KIND OF DATA: The head entries are lemmata. Each entry is complemented by phonologic/phonetic information, inflection class, irregular (and some regular) inflected forms, and German equivalents. Examples and/or idioms are added if necessary.
SOFTWARE:  The dictionary software is mainly a programme writte in C some years   ago. This software sorts the head entries according to Chechen orthography   (cyrillic) and produces a LaTeX-source file which is then linked to   a LaTeX-mainfile (including introductionary sections etc) to   generate the camera-ready version.
The inflected form lexicon for the POS-tagger and parser is generated by
a programme written for the LeX4-Lexicon formalism. This formalism was
developped in conjunction with the Verbmobil-Project.

         Marc Eisinger (Paris)
is working with a  database dealing with Nahuatl, an agglutinative language of Mexico. The DB is 2-column only: morphs and words. It is used to answer two symetric questions: (1) given a word what are the morphs it is composed with, (2) given a morph, what words have that morphs in  composition.
SOFTWARE: Lotus Approach. But any kind of relational Database is ok.  MSAccess  can be used as well.

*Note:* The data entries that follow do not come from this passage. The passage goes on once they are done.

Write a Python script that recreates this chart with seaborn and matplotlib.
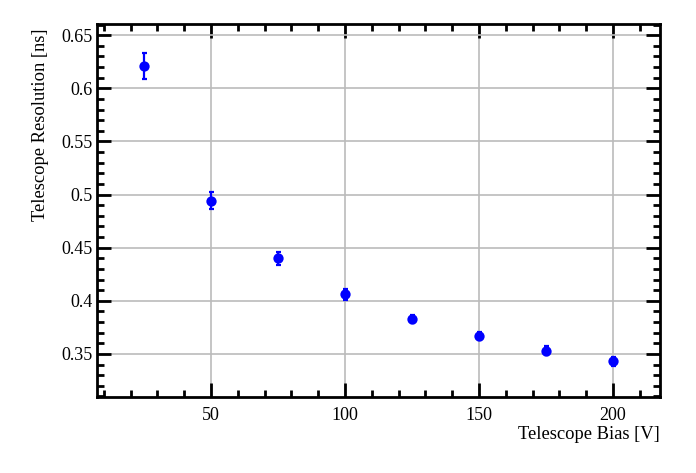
import matplotlib
matplotlib.use("Agg")
import matplotlib.pyplot as plt
import seaborn as sns
import pandas as pd
from matplotlib.ticker import MultipleLocator

bias = [25, 50, 75, 100, 125, 150, 175, 200]
resolution = [0.621, 0.494, 0.440, 0.406, 0.383, 0.367, 0.353, 0.343]
res_err = [0.0125, 0.008, 0.006, 0.005, 0.004, 0.004, 0.004, 0.004]

df = pd.DataFrame({"bias": bias, "res": resolution, "err": res_err})

sns.set_style("white")
plt.rcParams["font.family"] = ["Liberation Serif", "DejaVu Serif"]
plt.rcParams["text.color"] = "black"
plt.rcParams["axes.labelcolor"] = "black"
plt.rcParams["xtick.color"] = "black"
plt.rcParams["ytick.color"] = "black"

fig = plt.figure(figsize=(6.96, 4.73), dpi=100)
ax = fig.add_axes([97/696, 1-397/473, (660-97)/696, (397-24)/473])

ax.errorbar(df["bias"], df["res"], yerr=df["err"], fmt="none", ecolor="#0000ff",
            elinewidth=1.6, capsize=1.8, capthick=1.6, zorder=3)
sns.scatterplot(data=df, x="bias", y="res", ax=ax, color="#0000ff", s=55,
                edgecolor="#0000ff", linewidth=0, zorder=4, legend=False)

ax.set_xlim(7.5, 217.5)
ax.set_ylim(0.3094, 0.6606)
ax.xaxis.set_major_locator(MultipleLocator(50))
ax.xaxis.set_minor_locator(MultipleLocator(10))
ax.yaxis.set_major_locator(MultipleLocator(0.05))
ax.yaxis.set_minor_locator(MultipleLocator(0.01))
ax.yaxis.set_major_formatter(plt.FuncFormatter(lambda v, p: f"{v:.2f}".rstrip("0").rstrip(".")))

ax.grid(True, which="major", color="#bbbbbb", linewidth=1.2)
ax.set_axisbelow(True)

for s in ax.spines.values():
    s.set_visible(True)
    s.set_color("black")
    s.set_linewidth(2)

ax.tick_params(which="both", direction="in", top=True, right=True, bottom=True, left=True,
               color="black", labelcolor="black", labelsize=13)
ax.tick_params(which="major", length=10, width=2)
ax.tick_params(which="minor", length=5, width=2)
ax.tick_params(axis="x", which="major", pad=7)
ax.tick_params(axis="y", which="major", pad=3)

ax.set_xlabel("Telescope Bias [V]", fontsize=13.3, loc="right", color="black")
ax.set_ylabel("Telescope Resolution [ns]", fontsize=13.3, loc="top", color="black")
ax.xaxis.set_label_coords(1.0, -27/373 - 0.006)
ax.yaxis.set_label_coords(-48/563, 1 - 5/373)

fig.savefig("out.png", dpi=100)
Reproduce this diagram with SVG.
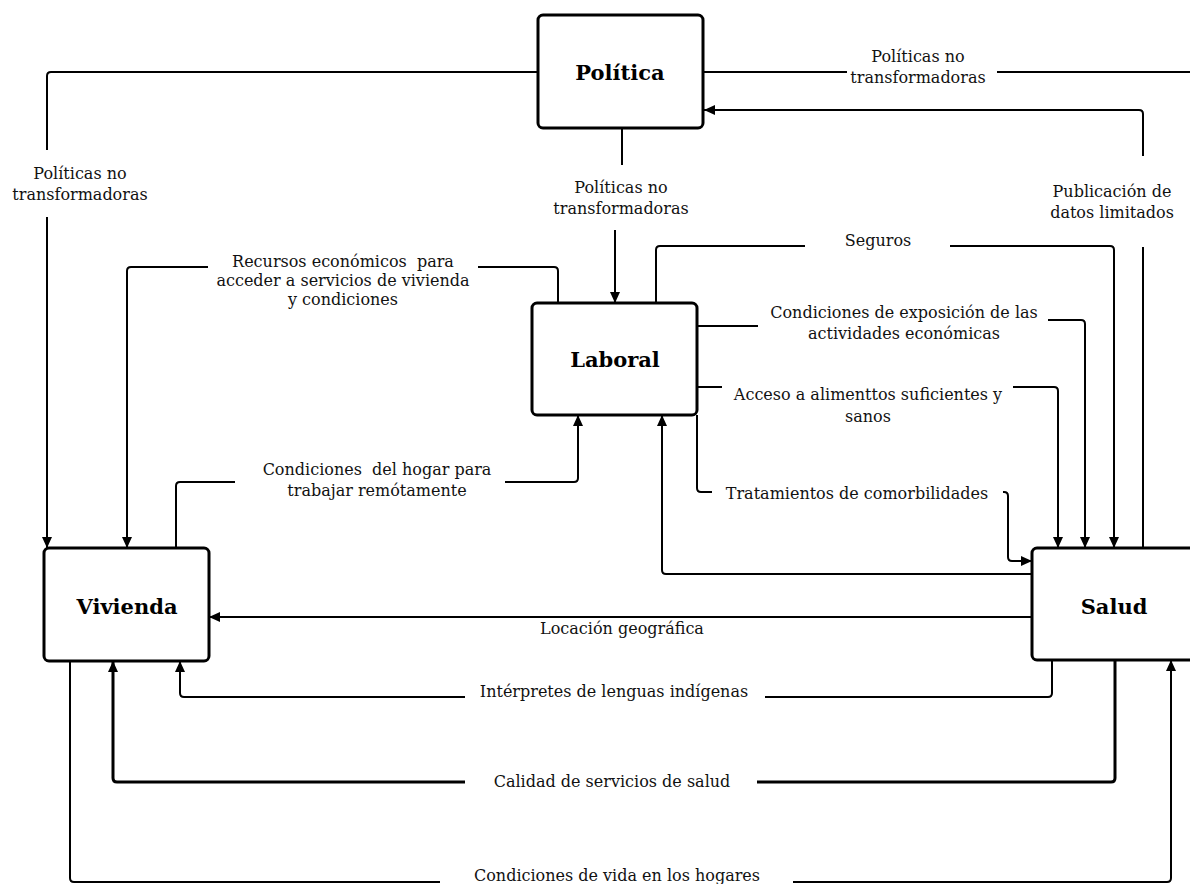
<svg xmlns="http://www.w3.org/2000/svg" width="1190" height="884" viewBox="0 0 1190 884">
<defs>
<marker id="ah" markerUnits="userSpaceOnUse" markerWidth="11" markerHeight="10" refX="11" refY="5" orient="auto">
<path d="M0,0 L11,5 L0,10 z" fill="#000"/>
</marker>
<style>
.box{fill:#fff;stroke:#000;stroke-width:3}
.nt{font-family:"DejaVu Serif","Liberation Serif",serif;font-weight:bold;font-size:21px;text-anchor:middle;fill:#000}
.lt{font-family:"DejaVu Serif","Liberation Serif",serif;font-size:16px;text-anchor:middle;fill:#111}
.c{fill:none;stroke:#000;stroke-width:2}
.ca{fill:none;stroke:#000;stroke-width:2;marker-end:url(#ah)}
.thick{stroke-width:3}
</style>
</defs>
<rect width="1190" height="884" fill="#fff"/>
<g id="connectors">
<path class="c" d="M538,72 H51 Q47,72 47,76 V150"/>
<path class="ca" d="M47,217 V548"/>
<path class="c" d="M703,72 H847"/>
<path class="c" d="M997,72 H1190"/>
<path class="c" d="M1143,548 V247"/>
<path class="ca" d="M1143,156 V114 Q1143,110 1139,110 H704"/>
<path class="c" d="M622,128 V165"/>
<path class="ca" d="M615,230 V303"/>
<path class="c" d="M656,303 V250 Q656,246 660,246 H805"/>
<path class="ca" d="M950,246 H1110 Q1114,246 1114,250 V548"/>
<path class="c" d="M697,326 H758"/>
<path class="ca" d="M1048,320 H1081 Q1085,320 1085,324 V548"/>
<path class="c" d="M697,387 H722"/>
<path class="ca" d="M1013,387 H1054 Q1058,387 1058,391 V548"/>
<path class="c" d="M697,415 V488 Q697,492 701,492 H712"/>
<path class="ca" d="M1003,492 H1004 Q1008,492 1008,496 V557 Q1008,561 1012,561 H1032"/>
<path class="ca" d="M1032,574 H666 Q662,574 662,570 V415"/>
<path class="c" d="M176,548 V486 Q176,482 180,482 H235"/>
<path class="ca" d="M505,482 H574 Q578,482 578,478 V415"/>
<path class="c" d="M558,303 V271 Q558,267 554,267 H478"/>
<path class="ca" d="M208,267 H131 Q127,267 127,271 V548"/>
<path class="ca" d="M1032,617 H209"/>
<path class="c" d="M1052,660 V693 Q1052,697 1048,697 H765"/>
<path class="ca" d="M465,697 H184 Q180,697 180,693 V661"/>
<path class="c thick" d="M1115,660 V778 Q1115,782 1111,782 H757"/>
<path class="ca thick" d="M465,782 H117 Q113,782 113,778 V661"/>
<path class="c" d="M70,661 V878 Q70,882 74,882 H440"/>
<path class="ca" d="M793,882 H1167 Q1171,882 1171,878 V660"/>
</g>
<g id="labels">
<text class="lt" x="80" y="179">Políticas no</text>
<text class="lt" x="80" y="200">transformadoras</text>
<text class="lt" x="918" y="62">Políticas no</text>
<text class="lt" x="918" y="83">transformadoras</text>
<text class="lt" x="621" y="193">Políticas no</text>
<text class="lt" x="621" y="214">transformadoras</text>
<text class="lt" x="1112" y="197">Publicación de</text>
<text class="lt" x="1112" y="218">datos limitados</text>
<text class="lt" x="878" y="246">Seguros</text>
<text class="lt" x="343" y="267" xml:space="preserve">Recursos económicos  para</text>
<text class="lt" x="343" y="286">acceder a servicios de vivienda</text>
<text class="lt" x="343" y="305">y condiciones</text>
<text class="lt" x="904" y="318">Condiciones de exposición de las</text>
<text class="lt" x="904" y="339">actividades económicas</text>
<text class="lt" x="868" y="400">Acceso a alimenttos suficientes y</text>
<text class="lt" x="868" y="422">sanos</text>
<text class="lt" x="857" y="499">Tratamientos de comorbilidades</text>
<text class="lt" x="377" y="475" xml:space="preserve">Condiciones  del hogar para</text>
<text class="lt" x="377" y="496">trabajar remótamente</text>
<text class="lt" x="622" y="634">Locación geográfica</text>
<text class="lt" x="614" y="697">Intérpretes de lenguas indígenas</text>
<text class="lt" x="612" y="787">Calidad de servicios de salud</text>
<text class="lt" x="617" y="881">Condiciones de vida en los hogares</text>
</g>
<g id="node-politica">
<rect class="box" x="538" y="15" width="165" height="113" rx="5"/>
<text class="nt" x="620" y="80">Política</text>
</g>
<g id="node-laboral">
<rect class="box" x="532" y="303" width="165" height="112" rx="5"/>
<text class="nt" x="615" y="367">Laboral</text>
</g>
<g id="node-vivienda">
<rect class="box" x="44" y="548" width="165" height="113" rx="5"/>
<text class="nt" x="127" y="614">Vivienda</text>
</g>
<g id="node-salud">
<rect class="box" x="1032" y="548" width="165" height="112" rx="5"/>
<text class="nt" x="1114" y="614">Salud</text>
</g>
</svg>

        Suzanne E Kemmer (Houston)
has been constructing a database on Luo (Nilo-Saharan) using File-Maker Pro, and which can be made generally accessible via the world wide web. (it is already in web-interfaceable format).
S.Kemmer writes: "I would like to see many such databases accessible to typologists and specialists in particular language families. The link to the web will make doing comparative work, including typological comparison,
much easier if there are many such databases for different languages."